Since that conversation, I have not been able to think of much more than all that non-art, art?, dead-art or what?.. and have become absorbed in trying to articulate my thoughts around these cadavers, the material that lives in limbo, in secret, as invisible, petrified "art-no-longer" that is scrupulously databased and stored all around the country, all over the world perhaps.
The condition that interests me begins when an artwork is declared a "total loss" and ends when it resurfaces in the art market in some form. A pure and radical realm of the un-explored, with implications in many different realms and disciplines I feel I am just beginning to uncover.
At the start of 2010 I applied for a Rockefeller grant (Idea ID 1491) as Salvage Art Institute (SAI), proposing to focus on "art material" removed from art market circulation due to accidental damage.

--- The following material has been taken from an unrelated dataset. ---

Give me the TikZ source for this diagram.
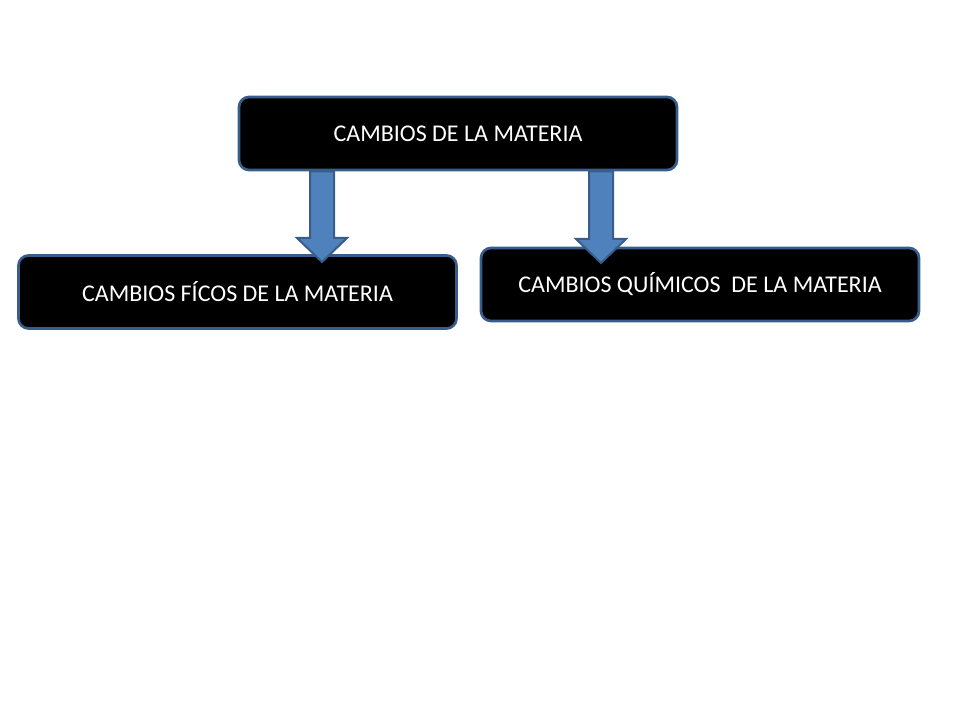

I approached AXA Art with a proposal for intellectual cooperation and was promised access to their storage. In May the Salvage Art Institute was registered with a State of New York, Richmond County Clerk and later was invited to Columbia University's Graduate School of Architecture, Planning and Preservation to focus a graduate studio course Damage Control on SAI's possible "home". (Summer 2010, Summer 2011)
What I imagine for the future is not simply one more gallery show, but rather the development of an arena of discussion centered on the subject of "total loss art" condition exhaling behind warehouse walls, shut off from the world of commerce and consciousness.
Together with a board of SAI advisors I am devoted to developing discussion and conversation, new themes related to this phantom art world, engaging the most interesting minds from a variety of disciplines, and I see Columbia's support as just the beginning.